We know people don’t pay complete attention on surveys. Our new article shows how to tell if it’s a problem in your own discrete choice research.

Like it or not, economists rely on surveys to conduct their research and survey fatigue is an increasing issue.  The problem of survey fatigue has led many to conclude that household surveys are in crisis in large part because of measurement error.  Those survey issues can have serious problems when it comes to policy analysis.  As Jayson Lusk and I showed in an article recently published in Ecological Economics, inattentive participants can reduce policy-relevant estimates by almost half.  For that study, we identified inattentive participants with a question with an obvious answer: if the participant missed it, we would know that they weren’t paying attention.   These questions effectively “trapped” these people, which meant that they had revealed their inattention.   Our results showed that people who missed the trap question responded differently than people who responded correctly.

The trap questions worked well for revealing that inattention is important.  But what about if you don’t want to find “revealed inattention” but would rather infer inattention in discrete choice data?  A new article written by Jayson Lusk and I does precisely that.  Titled “A simple diagnostic measure of inattention bias in discrete choice models” and released this week in the European Review of Agricultural Economicswe recommend discrete choice modelers consider estimating a “Random Response Share” – or RRS for short.

Basically, you estimate a 2-class latent class model where all of the parameters in the second class are restricted to zero.  The percent of the sample that is placed in the restricted class is equal to the RRS.  It’s easy, simple, and comparable across discrete choice models – which makes it super useful when discussing survey data quality.  As a proof of concept, we ran the RRS model on some of our trap question data from the Ecological Economics paper, and showed that – as one would expect – people who missed the trap question were also much more likely to be inattentive in the discrete choice questions.
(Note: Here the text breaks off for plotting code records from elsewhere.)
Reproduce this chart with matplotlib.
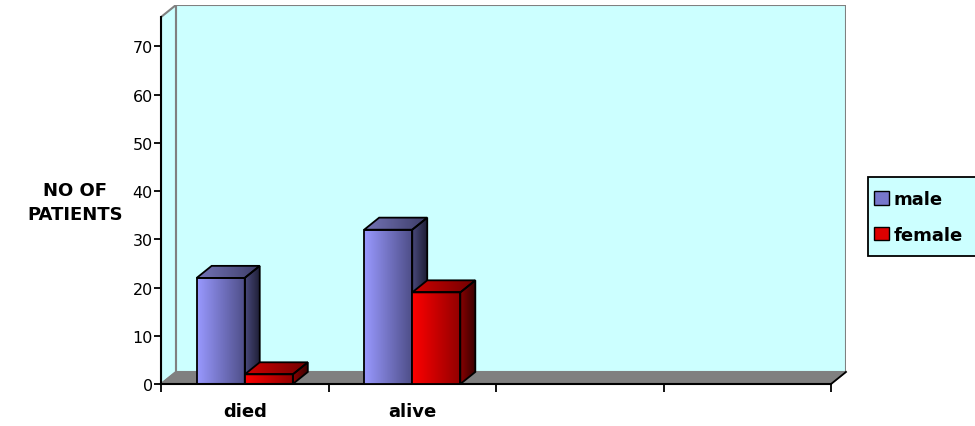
import matplotlib
matplotlib.use('Agg')
import matplotlib.pyplot as plt
import numpy as np
from matplotlib.patches import Polygon, Patch, Rectangle

plt.rcParams['font.family'] = ['DejaVu Sans']

# patient counts per outcome
categories = ['died', 'alive', '', '']
male = [22, 32]
female = [2, 19]
series_names = ['male', 'female']
yticks = [0, 10, 20, 30, 40, 50, 60, 70]

# gradient colours: (front left, front right), (side), (top)
male_cols = {'front': ('#9999ff', '#4d4d86'), 'side': ('#4a4a7c', '#1e1e36'),
             'top': ('#7474b8', '#3c3c66')}
female_cols = {'front': ('#ff0000', '#900000'), 'side': ('#8a0000', '#3a0000'),
               'top': ('#d00000', '#700000')}

fig = plt.figure(figsize=(9.75, 4.27), dpi=100)
ax = fig.add_axes([161 / 975, 42 / 427, 685 / 975, 379 / 427])

ncat = len(categories)
ddx = 0.0894   # depth offset in x (data units)
ddy = 2.5      # depth offset in y (data units)
ytop = 78.6
bar_w = 0.287
wall = '#ccffff'
grey = '#808080'


def grad_poly(verts, c0, c1, z):
    verts = np.asarray(verts)
    poly = Polygon(verts, closed=True, facecolor='none', edgecolor='black',
                   lw=1.3, zorder=z + 0.1, joinstyle='miter')
    ax.add_patch(poly)
    cmap = matplotlib.colors.LinearSegmentedColormap.from_list('g', [c0, c1])
    g = np.linspace(0, 1, 256).reshape(1, -1)
    x0, y0 = verts.min(axis=0)
    x1, y1 = verts.max(axis=0)
    im = ax.imshow(g, cmap=cmap, extent=[x0, x1, y0, y1], aspect='auto',
                   interpolation='bilinear', zorder=z, origin='lower')
    im.set_clip_path(poly)


# walls and floor
ax.add_patch(Polygon([(ddx, ddy), (ncat + ddx, ddy), (ncat + ddx, ytop), (ddx, ytop)],
                     facecolor=wall, edgecolor=grey, lw=1.5, zorder=1))
ax.add_patch(Polygon([(0, 0), (ddx, ddy), (ddx, ytop), (0, ytop - ddy)],
                     facecolor=wall, edgecolor=grey, lw=1.5, zorder=1))
ax.add_patch(Polygon([(0, 0), (ncat, 0), (ncat + ddx, ddy), (ddx, ddy)],
                     facecolor=grey, edgecolor=grey, lw=1, zorder=1.5))

# front axis lines
ax.plot([0, 0], [0, ytop - ddy], color='black', lw=1.5, zorder=5, clip_on=False)
ax.plot([0, ncat], [0, 0], color='black', lw=1.5, zorder=5, clip_on=False)
ax.plot([ncat, ncat + ddx], [0, ddy], color='black', lw=1.3, zorder=5, clip_on=False)

# 3d-looking columns
z = 3
for i in range(len(male)):
    for j, (vals, cols) in enumerate([(male, male_cols), (female, female_cols)]):
        v = vals[i]
        xl = i + 0.5 - bar_w + j * bar_w
        xr = xl + bar_w
        grad_poly([(xl, 0), (xr, 0), (xr, v), (xl, v)], *cols['front'], z)
        grad_poly([(xr, 0), (xr + ddx, ddy), (xr + ddx, v + ddy), (xr, v)], *cols['side'], z)
        grad_poly([(xl, v), (xr, v), (xr + ddx, v + ddy), (xl + ddx, v + ddy)], *cols['top'], z)
        z += 1

ax.set_xlim(0, ncat + ddx)
ax.set_ylim(0, ytop)
for s in ax.spines.values():
    s.set_visible(False)

ax.set_yticks(yticks)
ax.set_yticklabels([str(t) for t in yticks], fontsize=11.5)
ax.tick_params(axis='y', direction='out', length=5, width=1.3, pad=1)
ax.set_xticks(range(ncat + 1))
ax.set_xticklabels([])
ax.set_xticks([i + 0.5 for i in range(ncat)], minor=True)
ax.set_xticklabels(categories, minor=True, fontsize=13, fontweight='bold')
ax.tick_params(axis='x', which='major', direction='out', length=6, width=1.3)
ax.tick_params(axis='x', which='minor', length=0, pad=13)

fig.text(75 / 975, 1 - 203 / 427, 'NO OF\nPATIENTS', ha='center', va='center',
         fontsize=13, fontweight='bold', linespacing=1.4)

# legend box runs off the right edge of the figure
fig.patches.append(Rectangle((868 / 975, 1 - 257 / 427), 120 / 975, 79 / 427,
                             transform=fig.transFigure, facecolor=wall,
                             edgecolor='black', lw=1.3, zorder=0))
handles = [Patch(facecolor='#7777cc', edgecolor='black'),
           Patch(facecolor='#dd0000', edgecolor='black')]
leg = fig.legend(handles, series_names, loc='center left',
                 bbox_to_anchor=(869 / 975, 1 - 218 / 427), frameon=False,
                 prop={'size': 13, 'weight': 'bold'}, handlelength=0.78,
                 handleheight=0.78, handletextpad=0.3, labelspacing=0.95,
                 borderpad=0.3, borderaxespad=0)

fig.savefig('out.png', dpi=100)
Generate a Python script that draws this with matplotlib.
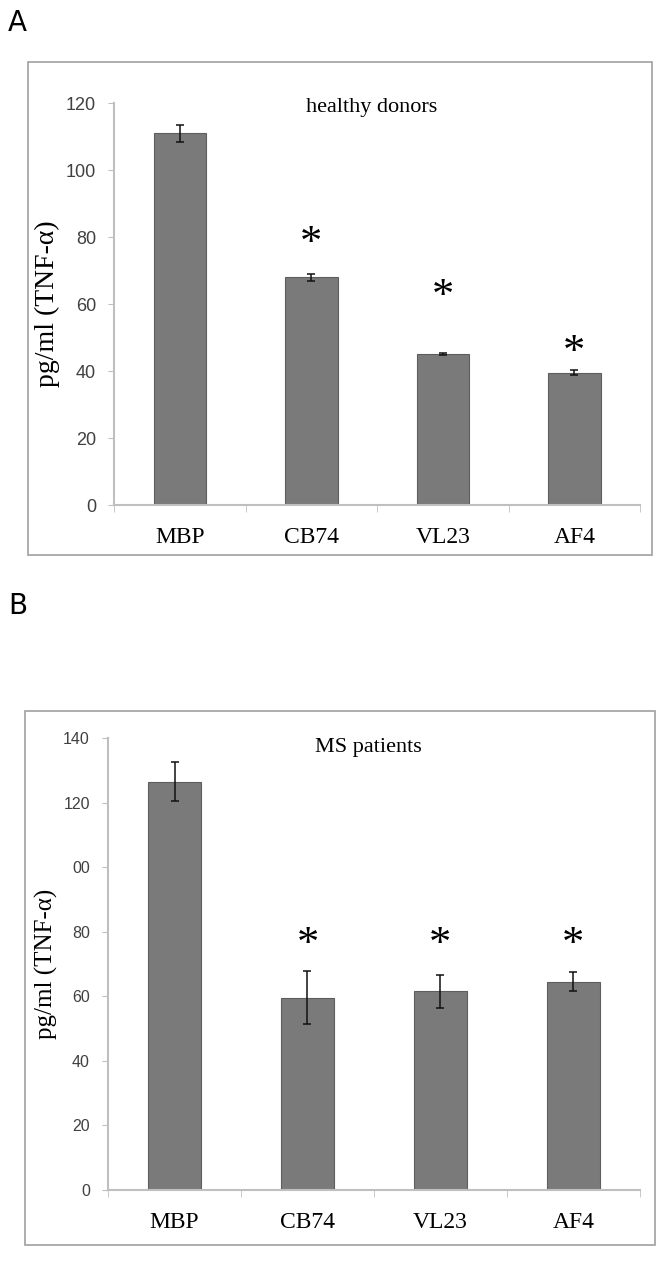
import numpy as np
import matplotlib.pyplot as plt
from matplotlib.patches import Rectangle

# data
categories = ['MBP', 'CB74', 'VL23', 'AF4']

healthy_mean = [111, 68, 45, 39.5]
healthy_err = [2.6, 1.0, 0.3, 0.7]
healthy_star = [None, 78, 62, 45.5]
healthy_ticks = [0, 20, 40, 60, 80, 100, 120]
healthy_ticklabels = ['0', '20', '40', '60', '80', '100', '120']

ms_mean = [126.5, 59.5, 61.5, 64.5]
ms_err = [6.0, 8.2, 5.0, 3.0]
ms_star = [None, 76, 76, 76]
ms_ticks = [0, 20, 40, 60, 80, 100, 120, 140]
ms_ticklabels = ['0', '20', '40', '60', '80', '00', '120', '140']

bar_color = '#7a7a7a'
axis_gray = '#bfbfbf'
serif = ['Liberation Serif', 'DejaVu Serif']

fig = plt.figure(figsize=(6.64, 12.62), dpi=100)


def panel(rect, box, letter, letter_y, title, title_y, means, errs, stars,
          ticks, ticklabels, ymax, tick_fs, label_fs):
    # outer frame
    fig.add_artist(Rectangle((box[0], box[1]), box[2], box[3], transform=fig.transFigure,
                             fill=False, edgecolor='#a0a0a0', lw=1.2))
    fig.text(0.012, letter_y, letter, fontsize=20, family='DejaVu Sans', va='center', ha='left')

    ax = fig.add_axes(rect)
    x = np.arange(len(categories))
    ax.bar(x, means, width=0.4, color=bar_color, edgecolor='#5e5e5e', lw=0.8, zorder=2)
    ax.errorbar(x, means, yerr=errs, fmt='none', ecolor='#111111', elinewidth=1.1,
                capsize=3, capthick=1.1, zorder=3)
    for xi, s in zip(x, stars):
        if s is not None:
            ax.text(xi, s, '*', ha='center', va='center', fontsize=32, family=serif)

    ax.set_xlim(-0.5, len(categories) - 0.5)
    ax.set_ylim(0, ymax)
    ax.set_yticks(ticks)
    ax.set_yticklabels(ticklabels, fontsize=tick_fs, color='#404040', family='Liberation Sans')
    ax.set_xticks(x)
    ax.set_xticklabels(categories, fontsize=17, family=serif)
    ax.set_xticks(np.arange(-0.5, len(categories)), minor=True)
    ax.tick_params(axis='x', which='major', length=0, pad=16)
    ax.tick_params(axis='x', which='minor', length=5, color=axis_gray, direction='out')
    ax.tick_params(axis='y', length=4, color=axis_gray, direction='out', pad=9)

    for side in ['top', 'right']:
        ax.spines[side].set_visible(False)
    for side in ['left', 'bottom']:
        ax.spines[side].set_color(axis_gray)
        ax.spines[side].set_linewidth(1.5)

    ax.set_ylabel('pg/ml (TNF-α)', fontsize=label_fs, family=serif, labelpad=4)
    ax.text(0.49, title_y, title, transform=ax.transAxes, ha='center', va='center',
            fontsize=16, family=serif)
    return ax


panel([0.1720, 0.5998, 0.792, 0.3185], (0.042, 0.560, 0.940, 0.391), 'A', 0.982,
      'healthy donors', 0.99, healthy_mean, healthy_err, healthy_star,
      healthy_ticks, healthy_ticklabels, 120, 13, 20)

panel([0.1627, 0.0571, 0.801, 0.3581], (0.038, 0.0135, 0.948, 0.4235), 'B', 0.520,
      'MS patients', 0.978, ms_mean, ms_err, ms_star,
      ms_ticks, ms_ticklabels, 140, 11.5, 18)

plt.savefig('out.png', dpi=100)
Of course, this measure only gives us a starting point to compare the survey quality of different groups (producers/consumers/voters?) and methods (hypothetical/non-hypothetical?).  A next step to this project will be to derive RRS estimates for data from those different types of groups to see how different they in fact are.

One issue with the measure is that this article doesn’t really tell you what to do to discourage inattention bias.  That being said, we do have a paper in review on that topic as well!